* Problem statement *
Copy out the listing in full, exactly as written, but not its pictures.

(Rows from a dataset of charts and code)
_ _ _ _ _ _ _

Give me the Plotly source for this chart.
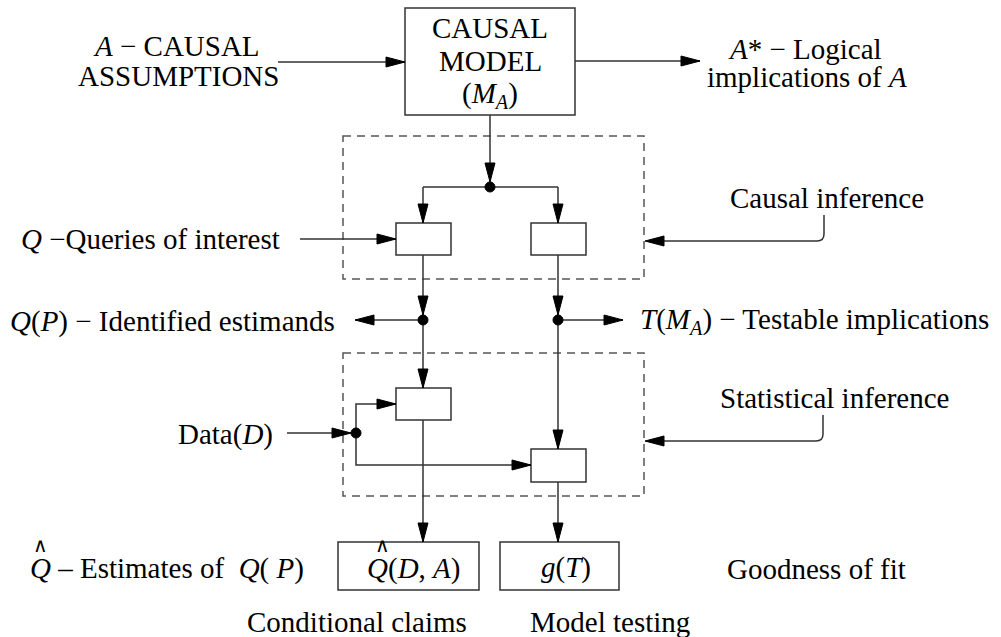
import plotly.graph_objects as go

# ---- text content ----
top_left_lines = ["<i>A</i> − CAUSAL", "ASSUMPTIONS"]
top_right_lines = ["<i>A</i>* − Logical", "implications of <i>A</i>"]
model_lines = ["CAUSAL", "MODEL", "(<i>M<sub>A</sub></i>)"]
queries_label = "<i>Q</i> −Queries of interest"
estimands_label = "<i>Q</i>(<i>P</i>) − Identified estimands"
testable_label = "<i>T</i>(<i>M<sub>A</sub></i>) − Testable implications"
data_label = "Data(<i>D</i>)"
causal_inf_label = "Causal inference"
stat_inf_label = "Statistical inference"
estimates_label = "<i>Q</i> – Estimates of  <i>Q</i>( <i>P</i>)"
qhat_box_label = "<i>Q</i>(<i>D</i>, <i>A</i>)"
g_box_label = "<i>g</i>(<i>T</i>)"
gof_label = "Goodness of fit"
cond_label = "Conditional claims"
model_test_label = "Model testing"
hat_symbol = "∧"

FONT = "'Liberation Serif', 'Times New Roman', Times, serif"
FS = 29
LC = "#333333"
LW = 1.5

shapes = []
annotations = []


def line(pts, color=LC, width=LW, dash=None):
    d = "M " + " L ".join(f"{x},{y}" for x, y in pts)
    ln = dict(color=color, width=width)
    if dash:
        ln["dash"] = dash
    shapes.append(dict(type="path", path=d, xref="x", yref="y", line=ln))


def arrowhead(x, y, direction, L=19, W=5):
    if direction == "right":
        pts = [(x, y), (x - L, y - W), (x - L, y + W)]
    elif direction == "left":
        pts = [(x, y), (x + L, y - W), (x + L, y + W)]
    elif direction == "down":
        pts = [(x, y), (x - W, y - L), (x + W, y - L)]
    else:
        pts = [(x, y), (x - W, y + L), (x + W, y + L)]
    d = "M " + " L ".join(f"{a},{b}" for a, b in pts) + " Z"
    shapes.append(dict(type="path", path=d, xref="x", yref="y",
                       fillcolor="black", line=dict(color="black", width=1)))


def arrow(pts, direction):
    line(pts)
    arrowhead(pts[-1][0], pts[-1][1], direction)


def rect(x0, y0, x1, y1, dash=None, color=LC):
    ln = dict(color=color, width=LW)
    if dash:
        ln["dash"] = dash
    shapes.append(dict(type="rect", x0=x0, y0=y0, x1=x1, y1=y1, xref="x", yref="y",
                       line=ln, fillcolor="rgba(0,0,0,0)"))


def dot(x, y, r=5):
    shapes.append(dict(type="circle", x0=x - r, y0=y - r, x1=x + r, y1=y + r,
                       xref="x", yref="y", fillcolor="black", line=dict(color="black", width=1)))


def text(x, y, s, xanchor="center", size=FS):
    annotations.append(dict(x=x, y=y, text=s, showarrow=False, xref="x", yref="y",
                            xanchor=xanchor, yanchor="middle",
                            font=dict(family=FONT, size=size, color="black")))


# ---- boxes ----
rect(405, 8, 575, 115)
rect(343, 136, 644, 279, dash="8px,6px", color="#555555")
rect(343, 353, 644, 496, dash="8px,6px", color="#555555")
rect(396, 223, 451, 255)
rect(531, 223, 586, 255)
rect(396, 388, 451, 420)
rect(531, 449, 586, 482)
rect(338, 542, 479, 590)
rect(500, 542, 619, 590)

# ---- arrows / connectors ----
arrow([(278, 62), (405, 62)], "right")
arrow([(575, 61), (700, 61)], "right")
arrow([(490, 115), (490, 182)], "down")
line([(423, 187), (558, 187)])
arrow([(423, 187), (423, 223)], "down")
arrow([(558, 187), (558, 223)], "down")
arrow([(300, 239), (396, 239)], "right")
arrow([(423, 255), (423, 315)], "down")
arrow([(423, 320), (355, 320)], "left")
arrow([(423, 320), (423, 388)], "down")
arrow([(558, 255), (558, 315)], "down")
arrow([(558, 320), (623, 320)], "right")
arrow([(558, 320), (558, 449)], "down")
arrow([(287, 433), (351, 433)], "right")
arrow([(356, 433), (356, 404), (396, 404)], "right")
arrow([(356, 433), (356, 465), (531, 465)], "right")
arrow([(423, 420), (423, 542)], "down")
arrow([(558, 482), (558, 542)], "down")

# curved callouts
shapes.append(dict(type="path", path="M 824,215 L 824,234 Q 824,241 817,241 L 660,241",
                   xref="x", yref="y", line=dict(color=LC, width=LW)))
arrowhead(645, 241, "left")
shapes.append(dict(type="path", path="M 823,415 L 823,434 Q 823,441 816,441 L 660,441",
                   xref="x", yref="y", line=dict(color=LC, width=LW)))
arrowhead(645, 441, "left")

# ---- dots ----
dot(490, 187)
dot(423, 320)
dot(558, 320)
dot(356, 433)

# ---- text ----
text(176, 46, top_left_lines[0])
text(178, 76, top_left_lines[1])
text(805, 49, top_right_lines[0])
text(807, 77, top_right_lines[1])
text(490, 28, model_lines[0])
text(490, 61, model_lines[1])
text(490, 95, model_lines[2])
text(282, 239, queries_label, xanchor="right")
text(337, 321, estimands_label, xanchor="right")
text(638, 321, testable_label, xanchor="left")
text(275, 434, data_label, xanchor="right")
text(728, 198, causal_inf_label, xanchor="left")
text(718, 398, stat_inf_label, xanchor="left")
text(28, 568, estimates_label, xanchor="left")
text(40, 545, hat_symbol, size=20)
text(413, 568, qhat_box_label)
text(382, 545, hat_symbol, size=20)
text(566, 567, g_box_label)
text(725, 569, gof_label, xanchor="left")
text(357, 622, cond_label)
text(610, 622, model_test_label)

fig = go.Figure()
fig.update_layout(
    width=1001, height=637,
    margin=dict(l=0, r=0, t=0, b=0),
    paper_bgcolor="white", plot_bgcolor="white",
    xaxis=dict(range=[0, 1001], visible=False, fixedrange=True),
    yaxis=dict(range=[637, 0], visible=False, fixedrange=True),
    shapes=shapes, annotations=annotations, showlegend=False,
)
fig.write_html("out.html", config={"displayModeBar": False},
               post_script="document.body.style.margin='0';document.body.style.overflow='hidden';")
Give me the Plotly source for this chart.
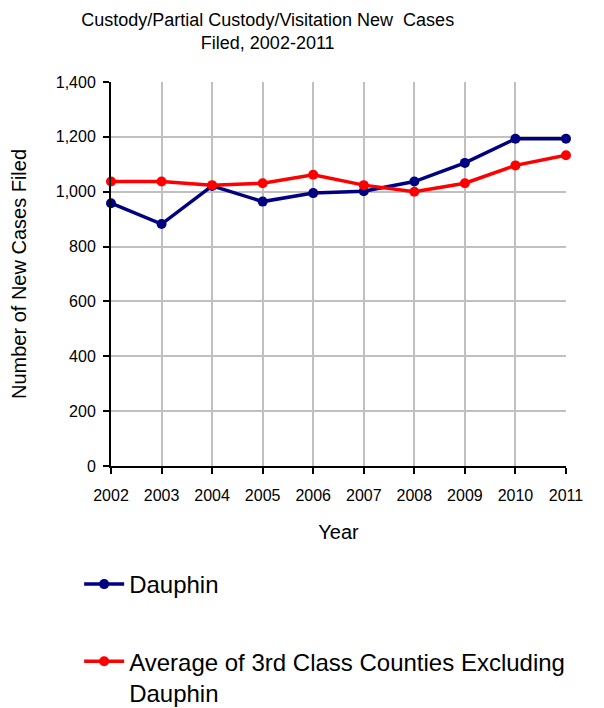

_ _ _ _ _ _ _

* Answer to the exercise *
Give me the Plotly source for this chart.
import plotly.graph_objects as go

# ---- text content ----
top_left_lines = ["<i>A</i> − CAUSAL", "ASSUMPTIONS"]
top_right_lines = ["<i>A</i>* − Logical", "implications of <i>A</i>"]
model_lines = ["CAUSAL", "MODEL", "(<i>M<sub>A</sub></i>)"]
queries_label = "<i>Q</i> −Queries of interest"
estimands_label = "<i>Q</i>(<i>P</i>) − Identified estimands"
testable_label = "<i>T</i>(<i>M<sub>A</sub></i>) − Testable implications"
data_label = "Data(<i>D</i>)"
causal_inf_label = "Causal inference"
stat_inf_label = "Statistical inference"
estimates_label = "<i>Q</i> – Estimates of  <i>Q</i>( <i>P</i>)"
qhat_box_label = "<i>Q</i>(<i>D</i>, <i>A</i>)"
g_box_label = "<i>g</i>(<i>T</i>)"
gof_label = "Goodness of fit"
cond_label = "Conditional claims"
model_test_label = "Model testing"
hat_symbol = "∧"

FONT = "'Liberation Serif', 'Times New Roman', Times, serif"
FS = 29
LC = "#333333"
LW = 1.5

shapes = []
annotations = []


def line(pts, color=LC, width=LW, dash=None):
    d = "M " + " L ".join(f"{x},{y}" for x, y in pts)
    ln = dict(color=color, width=width)
    if dash:
        ln["dash"] = dash
    shapes.append(dict(type="path", path=d, xref="x", yref="y", line=ln))


def arrowhead(x, y, direction, L=19, W=5):
    if direction == "right":
        pts = [(x, y), (x - L, y - W), (x - L, y + W)]
    elif direction == "left":
        pts = [(x, y), (x + L, y - W), (x + L, y + W)]
    elif direction == "down":
        pts = [(x, y), (x - W, y - L), (x + W, y - L)]
    else:
        pts = [(x, y), (x - W, y + L), (x + W, y + L)]
    d = "M " + " L ".join(f"{a},{b}" for a, b in pts) + " Z"
    shapes.append(dict(type="path", path=d, xref="x", yref="y",
                       fillcolor="black", line=dict(color="black", width=1)))


def arrow(pts, direction):
    line(pts)
    arrowhead(pts[-1][0], pts[-1][1], direction)


def rect(x0, y0, x1, y1, dash=None, color=LC):
    ln = dict(color=color, width=LW)
    if dash:
        ln["dash"] = dash
    shapes.append(dict(type="rect", x0=x0, y0=y0, x1=x1, y1=y1, xref="x", yref="y",
                       line=ln, fillcolor="rgba(0,0,0,0)"))


def dot(x, y, r=5):
    shapes.append(dict(type="circle", x0=x - r, y0=y - r, x1=x + r, y1=y + r,
                       xref="x", yref="y", fillcolor="black", line=dict(color="black", width=1)))


def text(x, y, s, xanchor="center", size=FS):
    annotations.append(dict(x=x, y=y, text=s, showarrow=False, xref="x", yref="y",
                            xanchor=xanchor, yanchor="middle",
                            font=dict(family=FONT, size=size, color="black")))


# ---- boxes ----
rect(405, 8, 575, 115)
rect(343, 136, 644, 279, dash="8px,6px", color="#555555")
rect(343, 353, 644, 496, dash="8px,6px", color="#555555")
rect(396, 223, 451, 255)
rect(531, 223, 586, 255)
rect(396, 388, 451, 420)
rect(531, 449, 586, 482)
rect(338, 542, 479, 590)
rect(500, 542, 619, 590)

# ---- arrows / connectors ----
arrow([(278, 62), (405, 62)], "right")
arrow([(575, 61), (700, 61)], "right")
arrow([(490, 115), (490, 182)], "down")
line([(423, 187), (558, 187)])
arrow([(423, 187), (423, 223)], "down")
arrow([(558, 187), (558, 223)], "down")
arrow([(300, 239), (396, 239)], "right")
arrow([(423, 255), (423, 315)], "down")
arrow([(423, 320), (355, 320)], "left")
arrow([(423, 320), (423, 388)], "down")
arrow([(558, 255), (558, 315)], "down")
arrow([(558, 320), (623, 320)], "right")
arrow([(558, 320), (558, 449)], "down")
arrow([(287, 433), (351, 433)], "right")
arrow([(356, 433), (356, 404), (396, 404)], "right")
arrow([(356, 433), (356, 465), (531, 465)], "right")
arrow([(423, 420), (423, 542)], "down")
arrow([(558, 482), (558, 542)], "down")

# curved callouts
shapes.append(dict(type="path", path="M 824,215 L 824,234 Q 824,241 817,241 L 660,241",
                   xref="x", yref="y", line=dict(color=LC, width=LW)))
arrowhead(645, 241, "left")
shapes.append(dict(type="path", path="M 823,415 L 823,434 Q 823,441 816,441 L 660,441",
                   xref="x", yref="y", line=dict(color=LC, width=LW)))
arrowhead(645, 441, "left")

# ---- dots ----
dot(490, 187)
dot(423, 320)
dot(558, 320)
dot(356, 433)

# ---- text ----
text(176, 46, top_left_lines[0])
text(178, 76, top_left_lines[1])
text(805, 49, top_right_lines[0])
text(807, 77, top_right_lines[1])
text(490, 28, model_lines[0])
text(490, 61, model_lines[1])
text(490, 95, model_lines[2])
text(282, 239, queries_label, xanchor="right")
text(337, 321, estimands_label, xanchor="right")
text(638, 321, testable_label, xanchor="left")
text(275, 434, data_label, xanchor="right")
text(728, 198, causal_inf_label, xanchor="left")
text(718, 398, stat_inf_label, xanchor="left")
text(28, 568, estimates_label, xanchor="left")
text(40, 545, hat_symbol, size=20)
text(413, 568, qhat_box_label)
text(382, 545, hat_symbol, size=20)
text(566, 567, g_box_label)
text(725, 569, gof_label, xanchor="left")
text(357, 622, cond_label)
text(610, 622, model_test_label)

fig = go.Figure()
fig.update_layout(
    width=1001, height=637,
    margin=dict(l=0, r=0, t=0, b=0),
    paper_bgcolor="white", plot_bgcolor="white",
    xaxis=dict(range=[0, 1001], visible=False, fixedrange=True),
    yaxis=dict(range=[637, 0], visible=False, fixedrange=True),
    shapes=shapes, annotations=annotations, showlegend=False,
)
fig.write_html("out.html", config={"displayModeBar": False},
               post_script="document.body.style.margin='0';document.body.style.overflow='hidden';")
Give me the Plotly source for this chart.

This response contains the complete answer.